The value of the pot should be changed to as a larger value will allow for larger range, the resistor simply limits the maximum bias when the resistance of the pot is set to 0 ohms.

In the 6505+ amp though the pot is indeed 10K which is the ideal value, you just want to reduce the 12K resistor down to 4.7K, then you have a little more to work with.



rectifryer said:


> Voltage will not be increased. At all. I am not even sure what this guy meant by "drive". He probably realizes this now, it's an old thread.
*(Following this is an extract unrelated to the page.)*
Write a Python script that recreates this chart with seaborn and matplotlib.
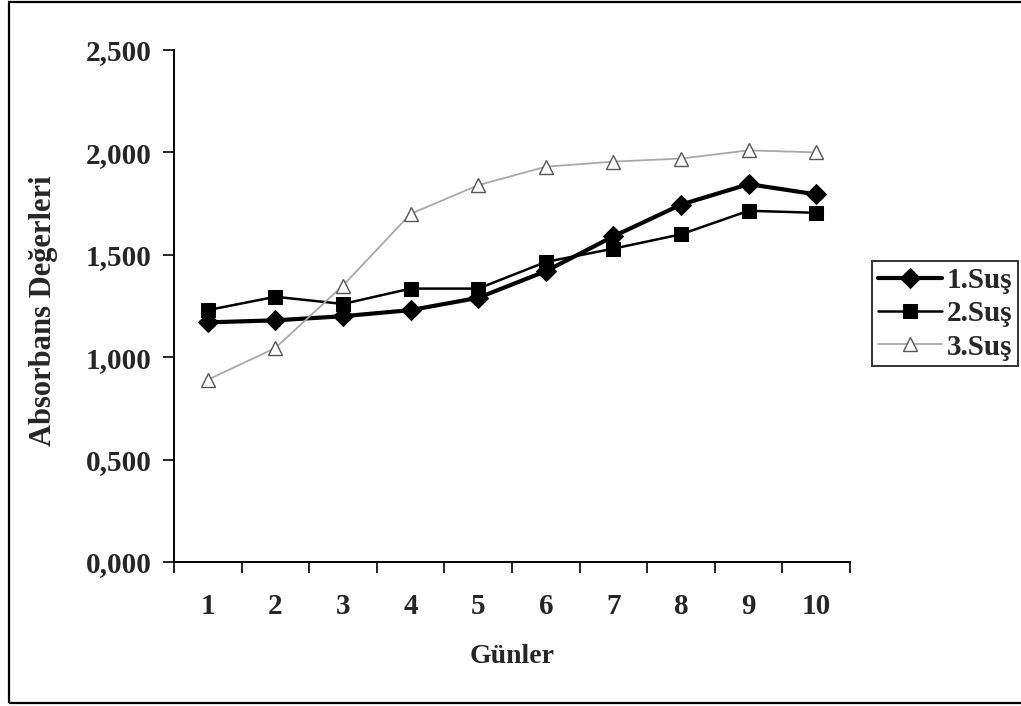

The control grid voltage is increased by adjusting the bias, that is what the bias control does. This controls how on the tube is when no signal is present. This is done so that tubes on opposing sides of the transformer are on at the same time during the transition where crossover distortion is present. There is a delay for tubes to turn back on after they go into cutoff and that is the result of crossover distortion, for some time there is no signal and creates a gap, the harmonics that are created from that is what we hear as crossover distortion. By biasing both tubes on when no guitar signal is present just enough, you eliminate that crossover distortion.

The catch side to that is you have all tubes pulling current and the hotter you bias the amp, the more tube sag you get, the tone gets squishier and more compressed sounding. Biasing any higher than the required need to get rid of crossover distortion therefore becomes a personal taste thing and willingness to replace tubes sooner.



rectifryer said:


> And 35mA is still cold hahahaha



For a 500v Anode voltage 35mA puts the quiescent power consumption puts the amp closer to Class A territory than it does Class B. Remember, we are only biasing out of Class B towards Class A just enough to remove crossover distortion, Class A amps are horribly inefficient.

35mA would be a bias of about 58% of maximum power, in Class AB amps you should never bias higher than 70% which would be about 42mA. The common range for bias modded 5150/6505 amps is anywhere from 32mA to 42mA and that is all based on preference.



rectifryer said:


> Yes, at 50 mA, as they are rated.



Bias does not control output power, you are always getting full power unless you start biasing in Class C territory, so far into it that the maximum output voltage of the phase inverter can't provide the 60Vp-p signal required for the power tubes to reach full power. Virtually impossible to do with tube amps and it would sound really really bad, crossover distortion so bad it would sound like the amp was cutting out (gating).